Ces méthodes sont pourtant typiques de Mark Zuckerberg qui applique une seule et même devise à l’ensemble de son travail « Done is better than perfect ». Le tâtonnement permanent du jeune milliardaire ne semble pas réjouir les utilisateurs de Facebook aux États-Unis, où les lois régulant la vie privée sont moins contraignantes que les textes européens : 25% d’entre eux avouent entrer de fausses informations sur leur profil afin de protéger leur identité contre 10% en 2010. Les dérives du social reporting n’inquiètent cependant pas encore les associations de défense des libertés numériques telle l’Electronic Frontier Foundation (EFF) car Facebook n’a pas encore officialisé cette fonctionnalité. Mais même les violations ponctuelles des libertés peuvent nuire aux utilisateurs.

Pire encore, cette obsession de la transparence pousse l’entreprise à employer des mesures radicales, peu efficaces mais permettant de mieux contrôler ses ouailles, comme la surveillance des messageries privées. La chasse aux pervers et aux profils dangereux devient une priorité qui prévaut sur le respect de la vie privée et des libertés.

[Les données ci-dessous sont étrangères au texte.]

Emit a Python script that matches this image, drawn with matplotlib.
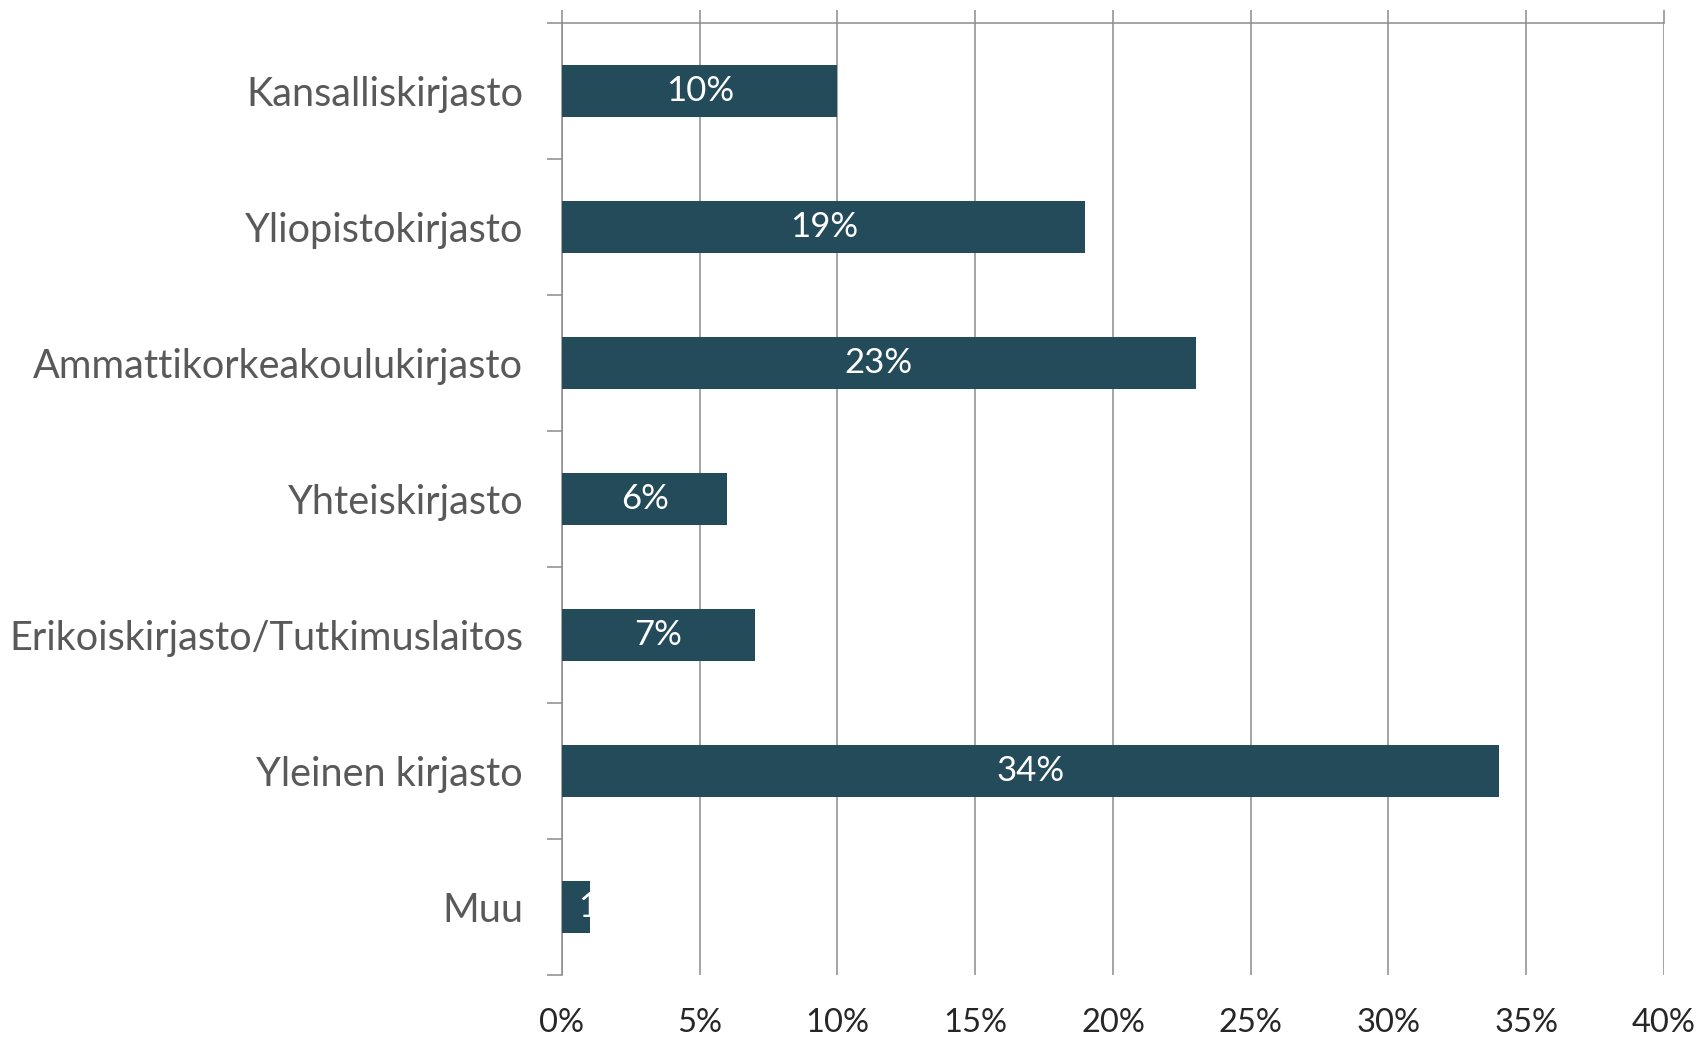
import numpy as np
import matplotlib.pyplot as plt

# data
categories = ['Kansalliskirjasto', 'Yliopistokirjasto', 'Ammattikorkeakoulukirjasto',
              'Yhteiskirjasto', 'Erikoiskirjasto/Tutkimuslaitos', 'Yleinen kirjasto', 'Muu']
values = [10, 19, 23, 6, 7, 34, 1]
xticks = [0, 5, 10, 15, 20, 25, 30, 35, 40]

bar_color = '#234B5A'
axis_gray = '#8C8C8C'

plt.rcParams['font.family'] = ['Lato', 'DejaVu Sans']

fig = plt.figure(figsize=(17.04, 10.4), dpi=100)
ax = fig.add_axes([0.3298, 0.0625, 0.9765 - 0.3298, 0.9779 - 0.0625])

y = np.arange(len(categories))
bars = ax.barh(y, values, height=0.38, color=bar_color, zorder=3)

# value labels, clipped to the bar like in the original
for rect, v in zip(bars, values):
    if v < 3:
        t = ax.text(v * 0.58, rect.get_y() + rect.get_height() / 2, f'{v}%',
                    ha='left', va='center', color='white', fontsize=25, zorder=4)
    else:
        t = ax.text(v / 2, rect.get_y() + rect.get_height() / 2, f'{v}%',
                    ha='center', va='center', color='white', fontsize=25, zorder=4)
    t.set_clip_path(rect)

ax.set_xlim(0, 40)
ax.set_ylim(len(categories) - 0.5, -0.5)

# x axis: line and ticks on top, labels at bottom
ax.set_xticks(xticks)
ax.set_xticklabels([f'{t}%' for t in xticks])
ax.tick_params(axis='x', top=True, bottom=False, labeltop=False, labelbottom=True,
               direction='out', length=9.5, width=1.1, color=axis_gray,
               labelsize=23.5, labelcolor='#262626', pad=14)
ax.xaxis.grid(True, color=axis_gray, linewidth=1.1, zorder=0)

# y axis: ticks between categories, labels at category centres
ax.set_yticks(np.arange(len(categories) + 1) - 0.5)
ax.set_yticklabels([])
ax.set_yticks(y, minor=True)
ax.set_yticklabels(categories, minor=True)
ax.tick_params(axis='y', which='major', direction='out', length=11, width=1.1, color=axis_gray)
ax.tick_params(axis='y', which='minor', length=0, labelsize=28.5, labelcolor='#595959', pad=28)

for side in ['bottom', 'right']:
    ax.spines[side].set_visible(False)
for side in ['top', 'left']:
    ax.spines[side].set_color(axis_gray)
    ax.spines[side].set_linewidth(1.1)

fig.savefig('out.png', dpi=100)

Facebook va tenter de faire son mea culpa en intégrant le Global Network Initiative, un groupe de travail composé d’entreprises, d’investisseurs, d’associations de défense des libertés et de chercheurs et spécialisé dans la protection des libertés d’expression et de la vie privée dans le secteur des Nouvelles Technologies de l’Information et de la Communication, qui compte déjà dans ses rangs Google, Microsoft et Yahoo. Mais l’on ne sait toujours pas ce que Facebook compte y trouver et encore moins quelles seront les garanties pour les utilisateurs. Une opacité qui remet en cause la bonne volonté affichée de l’entreprise qui exige encore une fois de faire ce qu’elle dit mais pas ce qu’elle fait.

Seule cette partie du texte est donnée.